The Company is a party to other various legal and administrative proceedings which have arisen in the ordinary course of its business. Estimated losses are accrued for these proceedings when the loss is probable and can be estimated. The current liability for the estimated losses associated with these proceedings is not material to the Company’s consolidated financial condition and those estimated losses are not expected to have a material impact on results of operations. Although the Company maintains what it believes is adequate insurance coverage to mitigate the risk of loss pertaining to covered matters, legal and administrative proceedings can be costly, time-consuming and unpredictable.

Although no assurance can be given, the Company does not believe that the final outcome of these matters, including costs to defend itself in such matters, will have a material adverse effect on the company’s condensed consolidated financial statements. Further, no assurance can be given that the amount or scope of existing insurance coverage will be sufficient to cover losses arising from such matters.

Capital Expenditure Commitments

Bally’s Twin River - Pursuant to the terms of the Regulatory Agreement in Rhode Island, the Company is committed to invest $100 million in its Rhode Island properties over the term of the master contract through June 30, 2043, including an expansion and the addition of new amenities at Bally’s Twin River. As of June 30, 2025 (Successor), approximately $42.0 million of the commitment remains.

Bally’s Chicago - Pursuant to the Host Community Agreement with the City of Chicago, the Company’s indirect subsidiary is required to spend at least $1.34 billion on the design, construction and outfitting of the temporary casino and the permanent resort and casino. The actual cost of the development may exceed this minimum capital investment requirement. In addition, land acquisition costs and financing costs, among other types of costs, are not counted toward meeting this requirement. As of
June 30, 2025 (Successor), approximately $965.7 million of this commitment remains.

City of Chicago Guaranty

In connection with the Host Community Agreement, entered into by Bally’s Chicago Operating Company, LLC (the “Developer”), a wholly-owned indirect subsidiary of the Company, the Company provided the City of Chicago with a performance guaranty whereby the Company agreed to have and maintain available financial resources in an amount reasonably sufficient to allow the Developer to complete its obligations under the host community agreement. In addition, upon notice from the City of Chicago that the Developer has failed to perform various obligations under the Host Community Agreement, the Company has agreed to indemnify the City of Chicago against any and all liability, claim or reasonable and documented expense the City of Chicago may suffer or incur by reason of any nonperformance of any of the Developer’s obligations.
Bally’s Chicago Casino Fees

Under the Illinois Gambling Act, the Company will be responsible to pay the Illinois Gaming Board a reconciliation fee payment three years after the date operations commenced (in a temporary or permanent facility) in an amount equal to 75% of the adjusted gross receipt (“AGR”) for the most lucrative 12-month period of operations, minus the amount equal to the initial payment per gaming position paid.

Sponsorship Commitments

As of June 30, 2025 (Successor), the Company has entered into multiple sponsorship agreements with various professional sports leagues and teams.
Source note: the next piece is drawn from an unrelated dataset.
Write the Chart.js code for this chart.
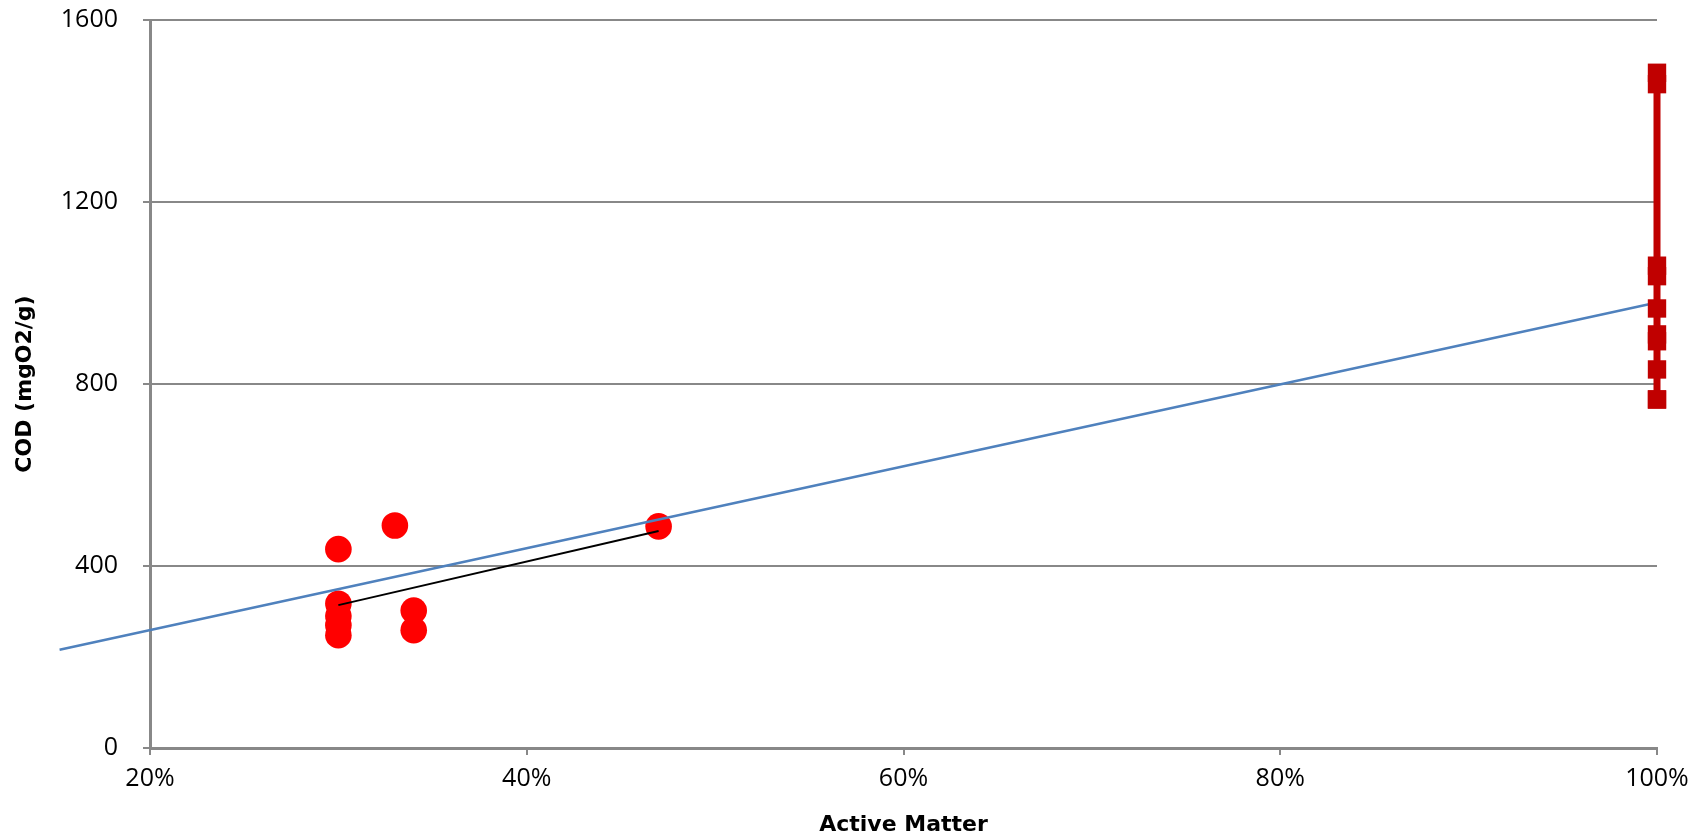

These agreements commit a total of $114.3 million through 2036 and grant the Company rights to use official league marks for branding and promotions, among other benefits.

Interactive Technology Commitments

The Company has certain multi-year agreements with its various market access and content providers, as well as its online sports betting platform partners, that require the Company to pay variable fees based on revenue, with minimum annual guarantees. As of June 30, 2025 (Successor), the cumulative minimum obligation committed in these agreements is approximately $37.6 million through 2029.